For centuries, historians believed that the eruption of Mount Vesuvius happened earlier in the year, in August. This was based on a letter from Roman writer Pliny the Younger to the historian Tacitus, written 25 years after the disaster. According to monks’ transcriptions of the original letter, Pliny stated the date was “nonum kal Septembres,” which is nine days before the start of September, or August 24.

A few details about Pompeii made historians suspect that Pliny (or perhaps the monks transcribing copies of his letter) got the date right, but the month wrong. As bioarcheologist Kristina Killgrove wrote in Forbes, archeologists found pomegranates, walnuts, and newly-harvested wine in Pompeii, which suggests it wasn’t destroyed until the autumn. And the warm clothing of those who died at Pompeii would’ve been more appropriate for October than August.

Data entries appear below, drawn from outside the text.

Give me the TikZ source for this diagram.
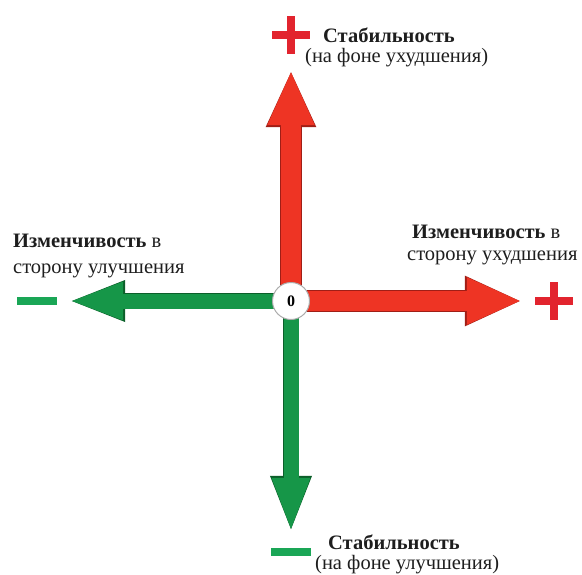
\documentclass[tikz,border=0pt]{standalone}
\usepackage{fontspec}
\setmainfont{Liberation Serif}
\usepackage{tikz}
\usetikzlibrary{arrows.meta}

\definecolor{arrred}{RGB}{238,52,36}
\definecolor{arrredD}{RGB}{160,30,22}
\definecolor{arrgreen}{RGB}{22,150,72}
\definecolor{arrgreenD}{RGB}{12,95,42}
\definecolor{signred}{RGB}{226,36,46}
\definecolor{signgreen}{RGB}{26,166,86}
\definecolor{txtgray}{RGB}{30,30,30}

\begin{document}
\begin{tikzpicture}[x=1pt, y=-1pt,
    redarr/.style={draw=arrred, line width=20pt, -{Triangle[length=55pt,width=43pt]},
        preaction={draw=arrredD, line width=21.6pt, -{Triangle[length=57pt,width=46pt]}}},
    greenarr/.style={draw=arrgreen, line width=15pt, -{Triangle[length=55pt,width=34pt]},
        preaction={draw=arrgreenD, line width=16.6pt, -{Triangle[length=57pt,width=37pt]}}},
    plussign/.style={minimum size=38pt, inner sep=0pt,
        path picture={\draw[signred, line width=8.5pt]
            (path picture bounding box.west) -- (path picture bounding box.east)
            (path picture bounding box.north) -- (path picture bounding box.south);}},
    minussign/.style={minimum width=40pt, minimum height=8pt, inner sep=0pt, fill=signgreen},
    zero/.style={circle, minimum size=37pt, inner sep=0pt, fill=white, draw=gray!65,
        line width=1pt, font=\bfseries\fontsize{16}{16}\selectfont},
    lbl/.style={anchor=base west, inner sep=0pt, text=txtgray, font=\fontsize{20.5}{21}\selectfont},
  ]
  \useasboundingbox (0,0) rectangle (582,574);

  % signs at the ends of the axes
  \node[plussign] (plusN) at (291,35) {};
  \node[plussign] (plusE) at (554,301) {};
  \node[minussign] (minusW) at (37,301) {};
  \node[minussign] (minusS) at (291,552) {};

  \coordinate (O) at (291,301);
  \draw[redarr, shorten >=16pt] (O) -- (plusN);
  \draw[redarr, shorten >=13pt] (O) -- (plusE);
  \draw[greenarr, shorten >=11pt] (O) -- (minusW);
  \draw[greenarr, shorten >=15pt] (O) -- (minusS);
  \node[zero] (zero) at (O) {0};

  % labels
  \node[lbl] (topA) at (323,42) {\textbf{Стабильность}};
  \node[lbl] (topB) at (305,62) {(на фоне ухудшения)};
  \node[lbl] (rightA) at (412,238) {\textbf{Изменчивость} в};
  \node[lbl] (rightB) at (407,260) {сторону ухудшения};
  \node[lbl] (leftA) at (13,247) {\textbf{Изменчивость} в};
  \node[lbl] (leftB) at (13,273) {сторону улучшения};
  \node[lbl] (botA) at (328,549) {\textbf{Стабильность}};
  \node[lbl] (botB) at (315,569) {(на фоне улучшения)};
\end{tikzpicture}
\end{document}
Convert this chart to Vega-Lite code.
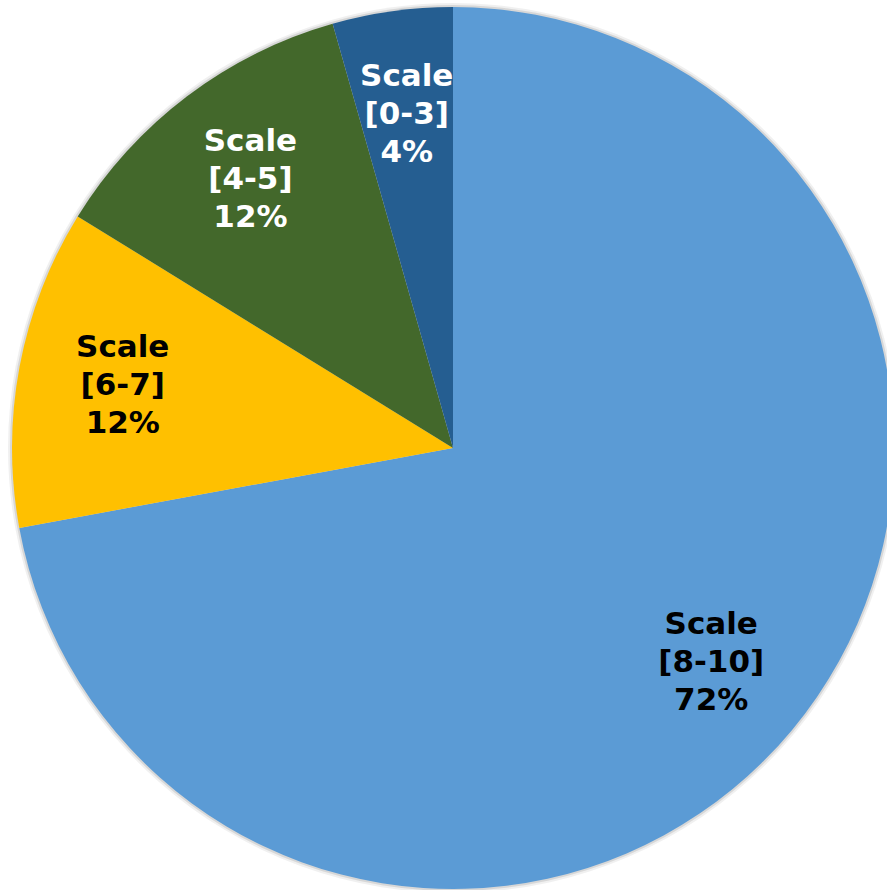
{
  "$schema": "https://vega.github.io/schema/vega-lite/v6.json",
  "width": 906,
  "height": 896,
  "padding": 0,
  "autosize": {"type": "none"},
  "background": "white",
  "config": {"view": {"stroke": null}},
  "data": {
    "values": [
      {"label": "Scale\n[8-10]\n72%", "cat": "Scale [8-10]", "value": 72.1, "order": 1, "textColor": "black"},
      {"label": "Scale\n[6-7]\n12%", "cat": "Scale [6-7]", "value": 11.7, "order": 2, "textColor": "black"},
      {"label": "Scale\n[4-5]\n12%", "cat": "Scale [4-5]", "value": 11.8, "order": 3, "textColor": "white"},
      {"label": "Scale\n[0-3]\n4%", "cat": "Scale [0-3]", "value": 4.4, "order": 4, "textColor": "white"}
    ]
  },
  "encoding": {
    "theta": {"field": "value", "type": "quantitative", "stack": true},
    "order": {"field": "order", "type": "quantitative"}
  },
  "layer": [
    {
      "mark": {"type": "arc", "radius": 445, "color": "#000000", "opacity": 0.06},
      "encoding": {}
    },
    {
      "mark": {"type": "arc", "radius": 443, "color": "#000000", "opacity": 0.1},
      "encoding": {}
    },
    {
      "mark": {"type": "arc", "radius": 441, "strokeWidth": 0},
      "encoding": {
        "color": {
          "field": "cat",
          "type": "nominal",
          "scale": {
            "domain": ["Scale [8-10]", "Scale [6-7]", "Scale [4-5]", "Scale [0-3]"],
            "range": ["#5B9BD5", "#FFC000", "#43682B", "#255E91"]
          },
          "legend": null
        }
      }
    },
    {
      "mark": {
        "type": "text",
        "radius": 336,
        "font": "DejaVu Sans",
        "fontWeight": "bold",
        "fontSize": 31,
        "lineHeight": 38,
        "lineBreak": "\n",
        "align": "center",
        "baseline": "middle",
        "dy": -38
      },
      "encoding": {
        "text": {"field": "label", "type": "nominal"},
        "color": {"field": "textColor", "type": "nominal", "scale": null}
      }
    }
  ]
}
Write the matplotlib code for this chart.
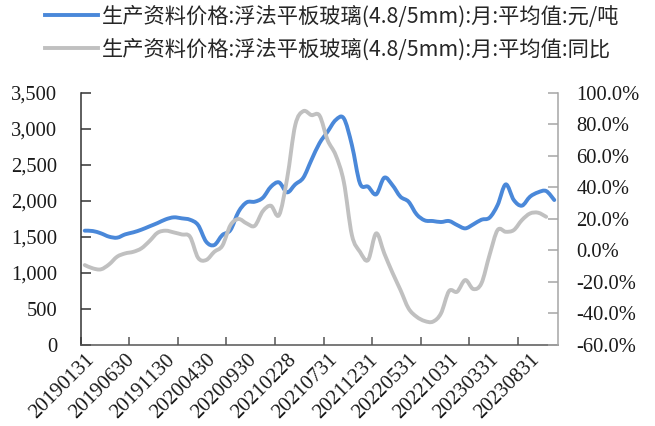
import numpy as np
import pandas as pd
import matplotlib
matplotlib.use("Agg")
import matplotlib.pyplot as plt
from matplotlib.path import Path
from matplotlib.patches import PathPatch
from matplotlib.lines import Line2D

# Monthly categories (month-end dates)
months = pd.date_range("2019-01-31", periods=59, freq="ME").strftime("%Y%m%d").tolist()

# Float glass (4.8/5mm) monthly average price, yuan/ton
price = [1586, 1581, 1549, 1503, 1489, 1535, 1563, 1600, 1646, 1692,
         1743, 1771, 1757, 1738, 1664, 1433, 1387, 1526, 1595, 1849,
         1979, 1988, 2043, 2196, 2256, 2118, 2228, 2321, 2566, 2800,
         2959, 3121, 3144, 2774, 2242, 2196, 2090, 2321, 2219, 2057,
         1988, 1812, 1729, 1720, 1706, 1720, 1664, 1618, 1674, 1738,
         1766, 1942, 2228, 2011, 1933, 2057, 2118, 2136, 2011]

# Year-on-year change, %
yoy = [-9.3, -11.4, -12.0, -8.9, -4.0, -1.9, -0.9, 1.3, 5.9, 11.2,
       12.5, 11.4, 10.1, 8.7, -4.7, -6.1, -0.9, 3.0, 16.0, 19.9,
       17.1, 15.6, 24.9, 28.3, 22.4, 45.6, 79.4, 88.3, 85.8, 85.5,
       69.9, 60.4, 43.5, 9.7, -0.9, -6.1, 10.8, -1.9, -14.0, -25.1,
       -36.8, -42.1, -44.8, -45.2, -40.0, -25.8, -26.2, -18.8, -24.5, -20.9,
       -3.0, 12.9, 11.8, 12.9, 19.2, 23.4, 23.9, 21.3]

price_label = "生产资料价格:浮法平板玻璃(4.8/5mm):月:平均值:元/吨"
yoy_label = "生产资料价格:浮法平板玻璃(4.8/5mm):月:平均值:同比"

left_ticks = list(range(0, 3501, 500))
right_ticks = list(range(-60, 101, 20))
label_step = 5
tick_step = 6

BLUE = "#4A88D9"
GREY = "#C0C0C0"
LW = 2.8

serif = ["Liberation Serif", "DejaVu Serif"]
cjk = ["Noto Sans CJK SC", "DejaVu Sans"]


def smooth_path(xs, ys):
    """Cubic Bezier path through the points (Catmull-Rom style tangents)."""
    pts = np.column_stack([xs, ys]).astype(float)
    n = len(pts)
    verts = [pts[0]]
    codes = [Path.MOVETO]
    for i in range(n - 1):
        p0 = pts[max(i - 1, 0)]
        p1 = pts[i]
        p2 = pts[i + 1]
        p3 = pts[min(i + 2, n - 1)]
        c1 = p1 + (p2 - p0) / 6.0
        c2 = p2 - (p3 - p1) / 6.0
        verts += [c1, c2, p2]
        codes += [Path.CURVE4] * 3
    return Path(verts, codes)


fig = plt.figure(figsize=(6.55, 4.26), dpi=100)
ax = fig.add_axes([0.1232, 0.1901, 0.7292, 0.5923])
ax2 = ax.twinx()

x = np.arange(len(price))
ax.add_patch(PathPatch(smooth_path(x, price), fill=False, edgecolor=BLUE,
                       lw=LW, capstyle="round", joinstyle="round"))
x2 = np.arange(len(yoy))
ax2.add_patch(PathPatch(smooth_path(x2, yoy), fill=False, edgecolor=GREY,
                        lw=LW, capstyle="round", joinstyle="round"))

ax.set_xlim(-0.5, len(months) - 0.5)
ax.set_ylim(left_ticks[0], left_ticks[-1])
ax2.set_ylim(right_ticks[0], right_ticks[-1])

# spines
for s in ["top"]:
    ax.spines[s].set_visible(False)
    ax2.spines[s].set_visible(False)
ax2.spines["left"].set_visible(False)
ax2.spines["bottom"].set_visible(False)
ax.spines["right"].set_visible(False)
ax.spines["left"].set_color("#333333")
ax.spines["bottom"].set_color("#555555")
ax2.spines["right"].set_color("#A6A6A6")
for sp in (ax.spines["left"], ax.spines["bottom"], ax2.spines["right"]):
    sp.set_linewidth(1.1)

# left axis
ax.set_yticks(left_ticks)
ax.set_yticklabels([f"{v:,}" for v in left_ticks], fontfamily=serif, fontsize=14.8)
ax.tick_params(axis="y", direction="in", length=7, width=1.1, color="#333333",
               pad=17, labelcolor="#1a1a1a")

# right axis
ax2.set_yticks(right_ticks)
ax2.set_yticklabels([f"{v:.1f}%" for v in right_ticks], fontfamily=serif, fontsize=14.8)
ax2.tick_params(axis="y", direction="in", length=7, width=1.1, color="#A6A6A6",
                pad=13, labelcolor="#1a1a1a")

# x axis: tick marks every 6 months at boundaries, labels every 5 months
ax.set_xticks(np.arange(-0.5, len(months) - 1, tick_step))
ax.set_xticklabels([])
ax.tick_params(axis="x", which="major", direction="in", length=6, width=1.1,
               color="#555555")
lab_idx = list(range(0, len(months), label_step))
ax.set_xticks(lab_idx, minor=True)
ax.set_xticklabels([months[i] for i in lab_idx], minor=True, rotation=45,
                   ha="right", va="top", rotation_mode="anchor",
                   fontfamily=serif, fontsize=15, color="#1a1a1a")
ax.tick_params(axis="x", which="minor", length=0, pad=4)

# legend
handles = [Line2D([], [], color=BLUE, lw=LW), Line2D([], [], color=GREY, lw=LW)]
fig.legend(handles, [price_label, yoy_label], loc="upper left",
           bbox_to_anchor=(0.068, 0.987), frameon=False,
           prop={"family": cjk, "size": 15.3}, labelcolor="#262626",
           handlelength=2.5, handletextpad=0.2, labelspacing=0.48,
           borderpad=0, borderaxespad=0)

fig.savefig("out.png", dpi=100)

The new discovery adds further evidence that it was autumn when the volcano erupted. As charcoal writing is quickly worn away, archeologists believe the graffiti must have been written within a week of the eruption. “Being charcoal, fragile and evanescent, which could not last long over time, it is more than likely that it is October 79 AD, a week before the great catastrophe that, according to this hypothesis, occurred on 24 October,” they wrote in the statement. This means that on this day, 1,939 years ago, someone idly dawdled a note about their meal on the wall. And, a week later, the entire city was destroyed.